⟨

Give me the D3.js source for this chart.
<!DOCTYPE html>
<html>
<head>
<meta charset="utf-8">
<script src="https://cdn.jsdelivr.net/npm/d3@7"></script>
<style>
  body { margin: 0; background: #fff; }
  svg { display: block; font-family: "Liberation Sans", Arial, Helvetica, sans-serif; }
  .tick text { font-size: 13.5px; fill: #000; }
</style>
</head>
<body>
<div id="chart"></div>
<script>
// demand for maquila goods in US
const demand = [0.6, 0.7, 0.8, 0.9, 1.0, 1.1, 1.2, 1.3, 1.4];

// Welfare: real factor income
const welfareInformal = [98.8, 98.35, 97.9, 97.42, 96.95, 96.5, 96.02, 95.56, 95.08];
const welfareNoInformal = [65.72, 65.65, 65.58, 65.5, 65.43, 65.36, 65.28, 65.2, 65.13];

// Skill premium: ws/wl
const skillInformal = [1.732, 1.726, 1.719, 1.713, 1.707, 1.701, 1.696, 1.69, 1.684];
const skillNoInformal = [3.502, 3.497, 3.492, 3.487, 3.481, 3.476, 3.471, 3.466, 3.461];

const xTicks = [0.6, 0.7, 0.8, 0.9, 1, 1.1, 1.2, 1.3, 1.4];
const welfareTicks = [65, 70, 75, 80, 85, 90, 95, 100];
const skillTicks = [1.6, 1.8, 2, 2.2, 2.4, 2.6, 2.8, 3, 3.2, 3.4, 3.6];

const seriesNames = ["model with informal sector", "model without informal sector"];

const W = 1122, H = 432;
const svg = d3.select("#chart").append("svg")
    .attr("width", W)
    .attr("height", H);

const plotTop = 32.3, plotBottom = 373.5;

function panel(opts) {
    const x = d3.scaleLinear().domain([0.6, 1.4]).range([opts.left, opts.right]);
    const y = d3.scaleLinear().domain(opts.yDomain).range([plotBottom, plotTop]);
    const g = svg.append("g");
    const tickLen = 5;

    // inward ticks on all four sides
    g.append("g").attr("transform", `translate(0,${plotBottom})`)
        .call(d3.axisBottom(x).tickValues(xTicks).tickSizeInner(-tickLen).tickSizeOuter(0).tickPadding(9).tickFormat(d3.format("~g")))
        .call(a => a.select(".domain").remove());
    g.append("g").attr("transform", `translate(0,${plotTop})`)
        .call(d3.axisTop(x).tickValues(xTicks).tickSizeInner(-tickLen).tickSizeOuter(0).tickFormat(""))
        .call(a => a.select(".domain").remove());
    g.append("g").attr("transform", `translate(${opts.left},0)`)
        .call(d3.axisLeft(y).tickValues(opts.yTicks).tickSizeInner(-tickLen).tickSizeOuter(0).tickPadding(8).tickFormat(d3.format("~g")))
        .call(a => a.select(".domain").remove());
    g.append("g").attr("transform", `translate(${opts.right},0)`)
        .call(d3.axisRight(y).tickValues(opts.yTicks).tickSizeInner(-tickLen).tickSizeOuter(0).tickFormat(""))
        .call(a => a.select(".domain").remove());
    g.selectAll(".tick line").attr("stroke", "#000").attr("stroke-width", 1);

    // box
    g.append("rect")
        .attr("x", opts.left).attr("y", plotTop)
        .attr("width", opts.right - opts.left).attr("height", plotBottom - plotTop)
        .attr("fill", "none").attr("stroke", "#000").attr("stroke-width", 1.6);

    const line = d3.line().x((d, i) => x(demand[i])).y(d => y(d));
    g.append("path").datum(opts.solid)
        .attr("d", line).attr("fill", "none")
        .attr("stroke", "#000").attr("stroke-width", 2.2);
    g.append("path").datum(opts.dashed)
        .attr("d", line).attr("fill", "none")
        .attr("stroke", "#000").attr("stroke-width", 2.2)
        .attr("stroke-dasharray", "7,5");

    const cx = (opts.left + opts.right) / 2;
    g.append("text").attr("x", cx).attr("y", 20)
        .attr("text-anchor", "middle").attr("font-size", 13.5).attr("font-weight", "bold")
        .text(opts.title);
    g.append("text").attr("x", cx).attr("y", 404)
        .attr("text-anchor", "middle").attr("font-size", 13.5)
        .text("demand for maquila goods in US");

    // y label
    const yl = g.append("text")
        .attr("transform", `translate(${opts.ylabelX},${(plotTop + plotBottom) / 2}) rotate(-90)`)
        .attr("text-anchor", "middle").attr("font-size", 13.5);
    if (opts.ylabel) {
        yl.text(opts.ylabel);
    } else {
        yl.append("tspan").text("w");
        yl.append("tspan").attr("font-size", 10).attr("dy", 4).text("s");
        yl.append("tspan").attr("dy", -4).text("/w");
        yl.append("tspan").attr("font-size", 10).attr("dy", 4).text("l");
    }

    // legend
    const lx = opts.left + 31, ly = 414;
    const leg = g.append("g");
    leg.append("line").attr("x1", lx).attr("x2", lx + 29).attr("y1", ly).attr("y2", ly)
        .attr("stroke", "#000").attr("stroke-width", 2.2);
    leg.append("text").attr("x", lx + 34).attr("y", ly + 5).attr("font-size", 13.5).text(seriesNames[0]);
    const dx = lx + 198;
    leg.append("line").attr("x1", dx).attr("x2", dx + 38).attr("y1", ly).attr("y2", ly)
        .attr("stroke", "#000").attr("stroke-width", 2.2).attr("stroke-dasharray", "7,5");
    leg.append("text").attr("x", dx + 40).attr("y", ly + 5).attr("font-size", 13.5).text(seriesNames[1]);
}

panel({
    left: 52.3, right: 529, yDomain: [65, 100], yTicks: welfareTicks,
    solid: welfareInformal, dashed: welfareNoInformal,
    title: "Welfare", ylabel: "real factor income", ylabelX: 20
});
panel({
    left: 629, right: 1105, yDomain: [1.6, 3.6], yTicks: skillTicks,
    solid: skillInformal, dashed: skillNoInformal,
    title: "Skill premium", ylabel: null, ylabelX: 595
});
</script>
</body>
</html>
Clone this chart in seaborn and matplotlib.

⟩

__TASK GOAL__
The records above should be duplicated in full, exactly as given.

__TASK RESPONSE__
Give me the D3.js source for this chart.
<!DOCTYPE html>
<html>
<head>
<meta charset="utf-8">
<script src="https://cdn.jsdelivr.net/npm/d3@7"></script>
<style>
  body { margin: 0; background: #fff; }
  svg { display: block; font-family: "Liberation Sans", Arial, Helvetica, sans-serif; }
  .tick text { font-size: 13.5px; fill: #000; }
</style>
</head>
<body>
<div id="chart"></div>
<script>
// demand for maquila goods in US
const demand = [0.6, 0.7, 0.8, 0.9, 1.0, 1.1, 1.2, 1.3, 1.4];

// Welfare: real factor income
const welfareInformal = [98.8, 98.35, 97.9, 97.42, 96.95, 96.5, 96.02, 95.56, 95.08];
const welfareNoInformal = [65.72, 65.65, 65.58, 65.5, 65.43, 65.36, 65.28, 65.2, 65.13];

// Skill premium: ws/wl
const skillInformal = [1.732, 1.726, 1.719, 1.713, 1.707, 1.701, 1.696, 1.69, 1.684];
const skillNoInformal = [3.502, 3.497, 3.492, 3.487, 3.481, 3.476, 3.471, 3.466, 3.461];

const xTicks = [0.6, 0.7, 0.8, 0.9, 1, 1.1, 1.2, 1.3, 1.4];
const welfareTicks = [65, 70, 75, 80, 85, 90, 95, 100];
const skillTicks = [1.6, 1.8, 2, 2.2, 2.4, 2.6, 2.8, 3, 3.2, 3.4, 3.6];

const seriesNames = ["model with informal sector", "model without informal sector"];

const W = 1122, H = 432;
const svg = d3.select("#chart").append("svg")
    .attr("width", W)
    .attr("height", H);

const plotTop = 32.3, plotBottom = 373.5;

function panel(opts) {
    const x = d3.scaleLinear().domain([0.6, 1.4]).range([opts.left, opts.right]);
    const y = d3.scaleLinear().domain(opts.yDomain).range([plotBottom, plotTop]);
    const g = svg.append("g");
    const tickLen = 5;

    // inward ticks on all four sides
    g.append("g").attr("transform", `translate(0,${plotBottom})`)
        .call(d3.axisBottom(x).tickValues(xTicks).tickSizeInner(-tickLen).tickSizeOuter(0).tickPadding(9).tickFormat(d3.format("~g")))
        .call(a => a.select(".domain").remove());
    g.append("g").attr("transform", `translate(0,${plotTop})`)
        .call(d3.axisTop(x).tickValues(xTicks).tickSizeInner(-tickLen).tickSizeOuter(0).tickFormat(""))
        .call(a => a.select(".domain").remove());
    g.append("g").attr("transform", `translate(${opts.left},0)`)
        .call(d3.axisLeft(y).tickValues(opts.yTicks).tickSizeInner(-tickLen).tickSizeOuter(0).tickPadding(8).tickFormat(d3.format("~g")))
        .call(a => a.select(".domain").remove());
    g.append("g").attr("transform", `translate(${opts.right},0)`)
        .call(d3.axisRight(y).tickValues(opts.yTicks).tickSizeInner(-tickLen).tickSizeOuter(0).tickFormat(""))
        .call(a => a.select(".domain").remove());
    g.selectAll(".tick line").attr("stroke", "#000").attr("stroke-width", 1);

    // box
    g.append("rect")
        .attr("x", opts.left).attr("y", plotTop)
        .attr("width", opts.right - opts.left).attr("height", plotBottom - plotTop)
        .attr("fill", "none").attr("stroke", "#000").attr("stroke-width", 1.6);

    const line = d3.line().x((d, i) => x(demand[i])).y(d => y(d));
    g.append("path").datum(opts.solid)
        .attr("d", line).attr("fill", "none")
        .attr("stroke", "#000").attr("stroke-width", 2.2);
    g.append("path").datum(opts.dashed)
        .attr("d", line).attr("fill", "none")
        .attr("stroke", "#000").attr("stroke-width", 2.2)
        .attr("stroke-dasharray", "7,5");

    const cx = (opts.left + opts.right) / 2;
    g.append("text").attr("x", cx).attr("y", 20)
        .attr("text-anchor", "middle").attr("font-size", 13.5).attr("font-weight", "bold")
        .text(opts.title);
    g.append("text").attr("x", cx).attr("y", 404)
        .attr("text-anchor", "middle").attr("font-size", 13.5)
        .text("demand for maquila goods in US");

    // y label
    const yl = g.append("text")
        .attr("transform", `translate(${opts.ylabelX},${(plotTop + plotBottom) / 2}) rotate(-90)`)
        .attr("text-anchor", "middle").attr("font-size", 13.5);
    if (opts.ylabel) {
        yl.text(opts.ylabel);
    } else {
        yl.append("tspan").text("w");
        yl.append("tspan").attr("font-size", 10).attr("dy", 4).text("s");
        yl.append("tspan").attr("dy", -4).text("/w");
        yl.append("tspan").attr("font-size", 10).attr("dy", 4).text("l");
    }

    // legend
    const lx = opts.left + 31, ly = 414;
    const leg = g.append("g");
    leg.append("line").attr("x1", lx).attr("x2", lx + 29).attr("y1", ly).attr("y2", ly)
        .attr("stroke", "#000").attr("stroke-width", 2.2);
    leg.append("text").attr("x", lx + 34).attr("y", ly + 5).attr("font-size", 13.5).text(seriesNames[0]);
    const dx = lx + 198;
    leg.append("line").attr("x1", dx).attr("x2", dx + 38).attr("y1", ly).attr("y2", ly)
        .attr("stroke", "#000").attr("stroke-width", 2.2).attr("stroke-dasharray", "7,5");
    leg.append("text").attr("x", dx + 40).attr("y", ly + 5).attr("font-size", 13.5).text(seriesNames[1]);
}

panel({
    left: 52.3, right: 529, yDomain: [65, 100], yTicks: welfareTicks,
    solid: welfareInformal, dashed: welfareNoInformal,
    title: "Welfare", ylabel: "real factor income", ylabelX: 20
});
panel({
    left: 629, right: 1105, yDomain: [1.6, 3.6], yTicks: skillTicks,
    solid: skillInformal, dashed: skillNoInformal,
    title: "Skill premium", ylabel: null, ylabelX: 595
});
</script>
</body>
</html>
Clone this chart in seaborn and matplotlib.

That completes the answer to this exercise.